Prepare your couches — this year’s Emmy nominations are in, making now a good time to catch up on any streaming gems you may have missed so far in quarantine. According to Variety, Netflix’s sweep of 160 nominations has just broke the record for a single network, er, streaming platform. HBO is a close second, with 107 nominations, many of which went to the Regina King-led (and eerily timely) limited series Watchmen.
We’ve rounded up a small slice of our favorite contenders below, along with snippets of reviews penned by our contributors. Have a look, and prepare your popcorn.
Picking up 30 years after the acclaimed graphic novel left off, this limited series opens with an ominously scored flashback to the Tulsa Race Massacre of 1921, a notorious yet understudied episode of racist terrorism in the US. What follows is a harrowing, occasionally flawed, but mostly gripping portrayal of the reach of white supremacy and the limitations of “heroes.” Led by powerhouse performances from Regina King (Angela Abar) and Jeremy Irons (Adrian Veidt), and featuring strong supporting performances by Tim Blake Nelson (as Looking Glass), Hong Chau (Lady Trieu), and Jean Smart (Laurie Blake), it’s not surprising that the series scored 26 nominations. These include nods for King (lead actress in a limited series or movie), Irons (lead actor in a limited series or movie), and Smart (supporting actor in a limiter series or movie). As our documentary editor Dan Schindel writes in his review, “Though politically uncertain, the series possesses immense emotional intelligence, exploring its characters’ trauma, regrets, paranoia, and confusion with grace. Even if it falls apart, that core is powerful.”
Streaming on HBO Go
Not going to lie, I spent equal parts of season two of Pose vacillating between sobbing, cheering, and shouting at the screen. As our contributor Rachell Morillo writes:
Pose has found a perfect balance between fiction and historical accuracy — one that thrills, inspires, and educates in its depiction of New York City’s ball culture. The show’s cast and crew continue to deliver all the exuberance, audacity, camp, and drama that fans have loved about the show. The reads are endless; the costumes are even more enviable; the balls are bigger, more extravagant; the voguing is hyper-technical.

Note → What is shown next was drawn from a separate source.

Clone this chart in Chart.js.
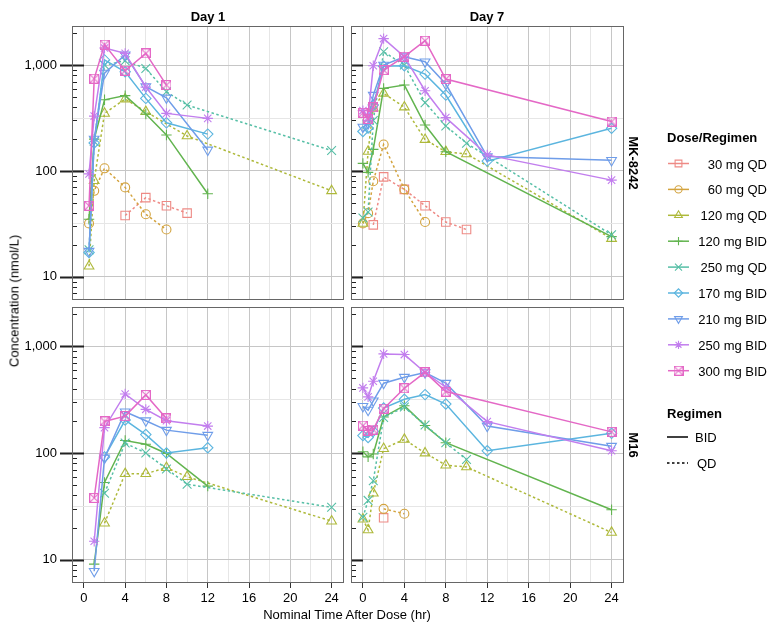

While occasionally corny, Ryan Murphy’s thoroughly binge-worthy portrait shines a much-needed light on the pioneering Black trans women who lit up New York City’s streets and dance floors at a time when much of society was even less ready to understand and appreciate them for their brilliance than they are now. That these nuanced characters were actually played by trans women actors — MJ Rodriguez as the fiercely protective Blanca, a swoon-worthy Indya Moore as Angel, and a dynamite Angelica Ross (Candi Ferocity) — only adds further cause for celebration, given how rarely trans actors are actually cast in trans roles. While it was great to see Billy Porter pick up a second nomination for his starring role as Pray Tell (whose steamy sex scene with Ricky, played by Dyllon Burnside, sent goosebumps down my spine), the fact that this year was the second in a row that each and every single trans cast member was snubbed for a nomination speaks volumes.
Killing Eve (BBC America/AMC)
Kick ass fight scenes, outfits to die for, a textbook case of mutual obsession, and endless queer sexual tension — what’s not to love about Killing Eve? Focused on a disaffected, yet remarkably lovable assassin (Jodie Comer) and the special agent dedicated to tracking her down at almost any cost (Sandra Oh), the three seasons (and counting) are a treat to behold, though its proclivity for queer-baiting occasionally rankles. Unsurprisingly, both Oh and Comer picked up nominations for best lead actress in a drama series. Fiona Shaw, who plays the delightfully dry, tough-as-nails, and yet secretly wounded Carolyn, also picked a nod for best supporting actress in a drama series. Fittingly, the show also picked up nominations for its casting, costumes, production design, and music supervision.